Im Umfeld des aktuellen Kults der Leichtigkeit, Gesundheit und Frische nimmt sich der Fleischknödel geradezu als Exot aus, als Relikt aus einer Epoche, in der das Schwere noch etwas galt. Der Übergang vom Schweren zum Leichten folgte einem Wandel in der Arbeitswelt. Schwere Nahrung war traditionell auf eine Stärkung des Körpers gerichtet, vor dem Hintergrund möglichen Nahrungsmangels wollte sie den körperlich arbeitenden Menschen in seiner Kraft, weitere Nahrungsmittel zu beschaffen, fördern. Da Akkumulation das Ziel war, zeigten die traditionellen Gerichte auch ein hohes Maß an in ihnen akkumulierter Hausarbeit an. Die im Essen sichtbare investierte weibliche Arbeitsintensität sollte real wie symbolisch akkumulativ Eingang finden in den außerhäuslich produktiven Männerkörper. Die heutigen Nahrungswerte hingegen sind sinnhaft auf die Büroarbeit bezogen. Im Büro ist der Körper allenfalls ein Störfaktor, weshalb er der Erleichterung bedarf. Die körperliche Unterforderung des nur geistig arbeitenden Menschen führt dazu, daß dieser sich im Büro alles andere als frisch, gesund und leicht fühlt. Die modernen Nahrungsmittel kompensieren metaphorisch die Mißlichkeiten des unnütz gewordenen Kopfarbeiterkörpers. Woraus erhellt: Der Fleischknödel als typische Körperarbeiternahrung ist für den Büromenschen ein kulinarisches Projekt der Rückgewinnung von Körperfühlbarkeit und Körpersinn. Die Hausfrau als Repräsentantin jenes geschlechtsspezifischen Arbeitsteilungsmodells, das historisch für die Genese des Fleischknödelrezepts unabdingbar war, wurde mittlerweile funktional durch Maschinen und imaginär durch ihre Abbildung auf der Tiefkühlpackung ersetzt. Hauptadressat des Tiefkühlprodukts ist der Mikrowellen-Single als Hausmann der Gegenwart. Logo und Markenname haben die Bedeutungsverschiebung des Begriffs „Hausmannskost“ registriert, festgeschrieben und verstärkt.
Geschichte und Bedeutungswandel des Fleischknödels spiegeln den allgemeinen Aufstieg von Techniken zu Artefakten.
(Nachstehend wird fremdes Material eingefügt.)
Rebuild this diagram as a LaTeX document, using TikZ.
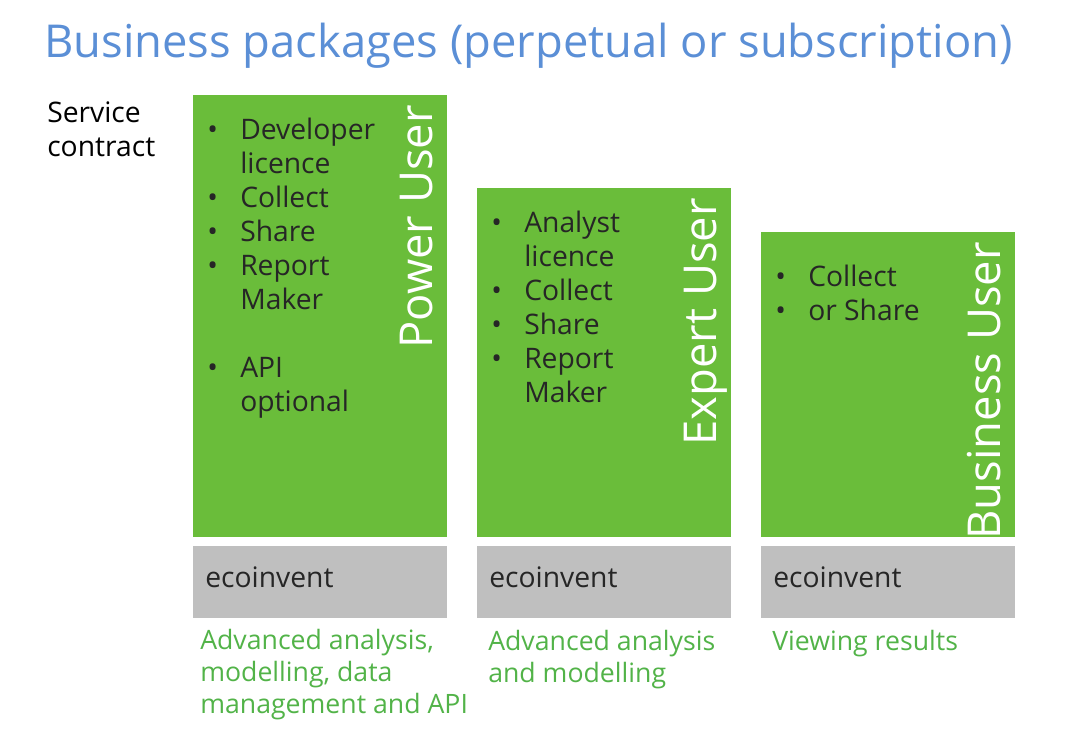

Der Fleischknödel ist aus der Not geboren: man warf die Fleischreste und minderen Stücke nicht weg, sondern verarbeitete sie weiter, indem man sie durch Zerkleinern und Ummanteln unkenntlich machte. Vom Recycling-Zwang beim Resteessen armer Leute will der heutige Fleischknödel nichts mehr wissen. Aus einer Notlösung ist eine kulturelle Tugend geworden. Aus einer Konservierungstechnik ist durch Verselbständigung ein Mythos geworden, der nun von industriellen Simulacren verkörpert wird. Der Tiefkühl-Knödel recycled nur noch das Image einer verflossenen Produktionsweise. Die traditionelle Konservierungsfunktion der beschönigenden Zusammenfügung diverser abfallnaher Relikte zum Knödel ist ersetzt durch die Konservierungstechnik des Tiefkühlens. Dieser technische Funktionsverlust setzt den Fleischknödel frei für symbolische Funktionen wie etwa Körperarbeits-, Hausfrauen- und Familientischnostalgie.
Fleisch wird, nachdem es dem getöteten Tier entrissen wurde, in fortschreitendem Maße zerteilt. Auf den Teller kommt es in der Regel in einer Zerteilungsgröße, die nicht mehr an Tiere und Schlachtungsgewalt erinnert, die aber auch nicht so weit geht, die auf die Einverleibung folgenden Zerkleinerungszustände vorwegzunehmen. Das aus der Recyclingfunktion geborene Manko des Fleischknödels, daß sein Inneres an Vorgekautes und Vorverdautes erinnert, hat zur ästhetischen Kompensation durch Rekonstitution eines Eßobjekts, zur Knödelbildung also, geführt. Der Knödel nimmt die bei Resten allzuweit fortgeschrittene Zerteiltheit des Fleisches zurück. Beim Zerteilen des Knödels wird das alte Fleisch aus dem frischen Knödel wiedergeboren bzw. nochmals symbolisch geschlachtet. Fleischknödel und Tiefkühlkost haben daher eine strukturelle Gemeinsamkeit: sie lassen Getötetes wieder aufleben vor der endgültigen Einverleibung. Im Tiefkühl-Fleischknödel bildet sich dieser Kult des Doppellebens lebensspendender Nahrungsmittel doppelt ab. Kein Wunder also, daß er uns so gut schmeckt.